Material to process
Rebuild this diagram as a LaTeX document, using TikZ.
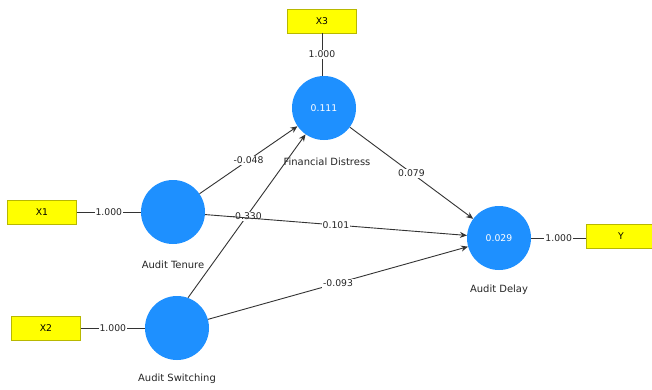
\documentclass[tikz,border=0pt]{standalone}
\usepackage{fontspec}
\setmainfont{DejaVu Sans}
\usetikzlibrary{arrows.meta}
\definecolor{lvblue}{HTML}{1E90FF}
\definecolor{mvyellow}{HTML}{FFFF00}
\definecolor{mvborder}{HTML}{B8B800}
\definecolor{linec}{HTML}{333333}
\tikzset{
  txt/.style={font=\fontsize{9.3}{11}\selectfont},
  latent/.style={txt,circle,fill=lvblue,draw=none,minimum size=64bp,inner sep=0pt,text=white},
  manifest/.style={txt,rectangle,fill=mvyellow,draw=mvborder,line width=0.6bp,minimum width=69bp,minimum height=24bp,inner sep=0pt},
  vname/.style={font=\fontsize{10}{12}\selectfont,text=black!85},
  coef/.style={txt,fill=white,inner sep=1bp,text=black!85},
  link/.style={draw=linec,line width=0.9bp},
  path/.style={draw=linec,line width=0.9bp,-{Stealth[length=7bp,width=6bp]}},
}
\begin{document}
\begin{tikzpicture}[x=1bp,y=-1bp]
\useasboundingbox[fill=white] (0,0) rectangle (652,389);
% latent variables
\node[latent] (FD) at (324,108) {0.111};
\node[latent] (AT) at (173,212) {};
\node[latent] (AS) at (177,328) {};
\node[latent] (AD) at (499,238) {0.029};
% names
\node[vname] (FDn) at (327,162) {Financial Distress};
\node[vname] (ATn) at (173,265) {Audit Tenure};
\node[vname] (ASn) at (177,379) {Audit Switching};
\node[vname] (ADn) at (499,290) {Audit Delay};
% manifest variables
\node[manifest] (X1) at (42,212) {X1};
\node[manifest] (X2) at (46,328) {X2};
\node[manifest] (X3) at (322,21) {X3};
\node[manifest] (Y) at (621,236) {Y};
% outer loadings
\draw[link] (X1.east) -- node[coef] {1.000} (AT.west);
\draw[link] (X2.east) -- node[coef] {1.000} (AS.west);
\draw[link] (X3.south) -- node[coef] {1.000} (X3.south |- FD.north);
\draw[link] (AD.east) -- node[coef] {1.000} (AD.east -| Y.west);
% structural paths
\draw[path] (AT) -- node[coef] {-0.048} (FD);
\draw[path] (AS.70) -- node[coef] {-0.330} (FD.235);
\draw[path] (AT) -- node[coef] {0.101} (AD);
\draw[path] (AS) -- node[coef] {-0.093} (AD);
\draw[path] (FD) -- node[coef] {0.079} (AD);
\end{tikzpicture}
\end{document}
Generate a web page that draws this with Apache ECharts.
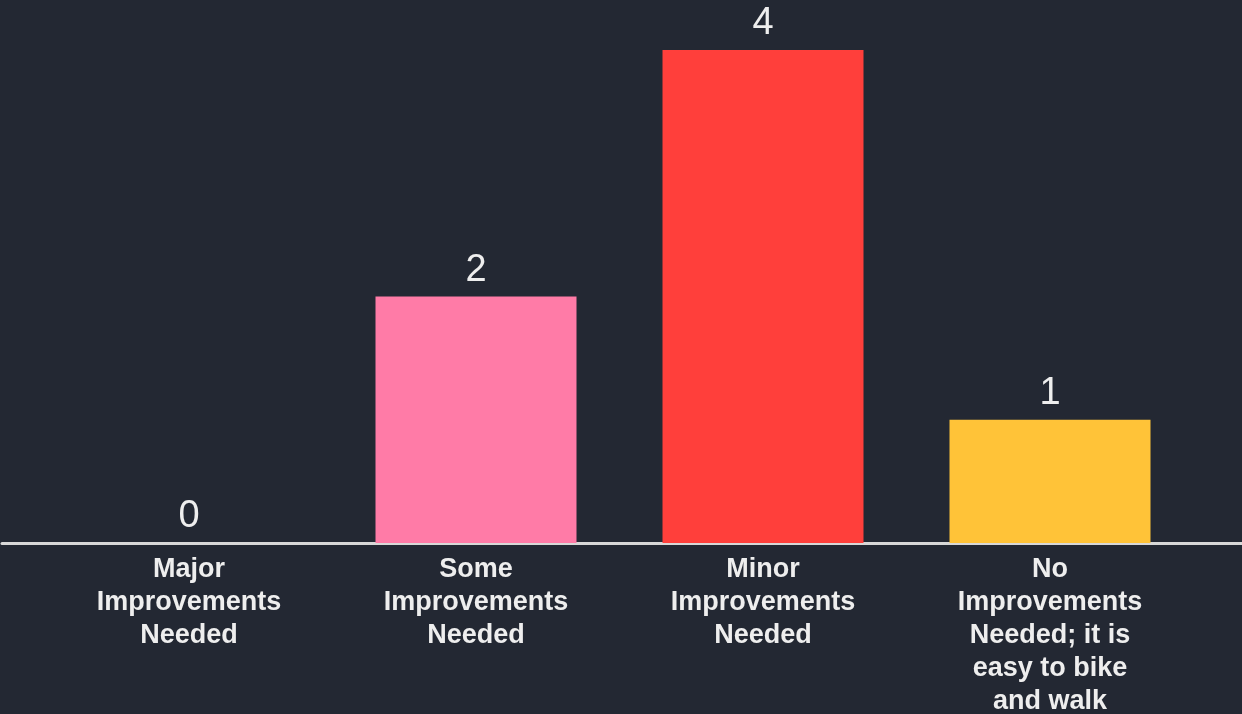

Exercise directions
Every record is to be reproduced exactly, with no pictures included.

Answer to the exercise
Rebuild this diagram as a LaTeX document, using TikZ.
\documentclass[tikz,border=0pt]{standalone}
\usepackage{fontspec}
\setmainfont{DejaVu Sans}
\usetikzlibrary{arrows.meta}
\definecolor{lvblue}{HTML}{1E90FF}
\definecolor{mvyellow}{HTML}{FFFF00}
\definecolor{mvborder}{HTML}{B8B800}
\definecolor{linec}{HTML}{333333}
\tikzset{
  txt/.style={font=\fontsize{9.3}{11}\selectfont},
  latent/.style={txt,circle,fill=lvblue,draw=none,minimum size=64bp,inner sep=0pt,text=white},
  manifest/.style={txt,rectangle,fill=mvyellow,draw=mvborder,line width=0.6bp,minimum width=69bp,minimum height=24bp,inner sep=0pt},
  vname/.style={font=\fontsize{10}{12}\selectfont,text=black!85},
  coef/.style={txt,fill=white,inner sep=1bp,text=black!85},
  link/.style={draw=linec,line width=0.9bp},
  path/.style={draw=linec,line width=0.9bp,-{Stealth[length=7bp,width=6bp]}},
}
\begin{document}
\begin{tikzpicture}[x=1bp,y=-1bp]
\useasboundingbox[fill=white] (0,0) rectangle (652,389);
% latent variables
\node[latent] (FD) at (324,108) {0.111};
\node[latent] (AT) at (173,212) {};
\node[latent] (AS) at (177,328) {};
\node[latent] (AD) at (499,238) {0.029};
% names
\node[vname] (FDn) at (327,162) {Financial Distress};
\node[vname] (ATn) at (173,265) {Audit Tenure};
\node[vname] (ASn) at (177,379) {Audit Switching};
\node[vname] (ADn) at (499,290) {Audit Delay};
% manifest variables
\node[manifest] (X1) at (42,212) {X1};
\node[manifest] (X2) at (46,328) {X2};
\node[manifest] (X3) at (322,21) {X3};
\node[manifest] (Y) at (621,236) {Y};
% outer loadings
\draw[link] (X1.east) -- node[coef] {1.000} (AT.west);
\draw[link] (X2.east) -- node[coef] {1.000} (AS.west);
\draw[link] (X3.south) -- node[coef] {1.000} (X3.south |- FD.north);
\draw[link] (AD.east) -- node[coef] {1.000} (AD.east -| Y.west);
% structural paths
\draw[path] (AT) -- node[coef] {-0.048} (FD);
\draw[path] (AS.70) -- node[coef] {-0.330} (FD.235);
\draw[path] (AT) -- node[coef] {0.101} (AD);
\draw[path] (AS) -- node[coef] {-0.093} (AD);
\draw[path] (FD) -- node[coef] {0.079} (AD);
\end{tikzpicture}
\end{document}
Generate a web page that draws this with Apache ECharts.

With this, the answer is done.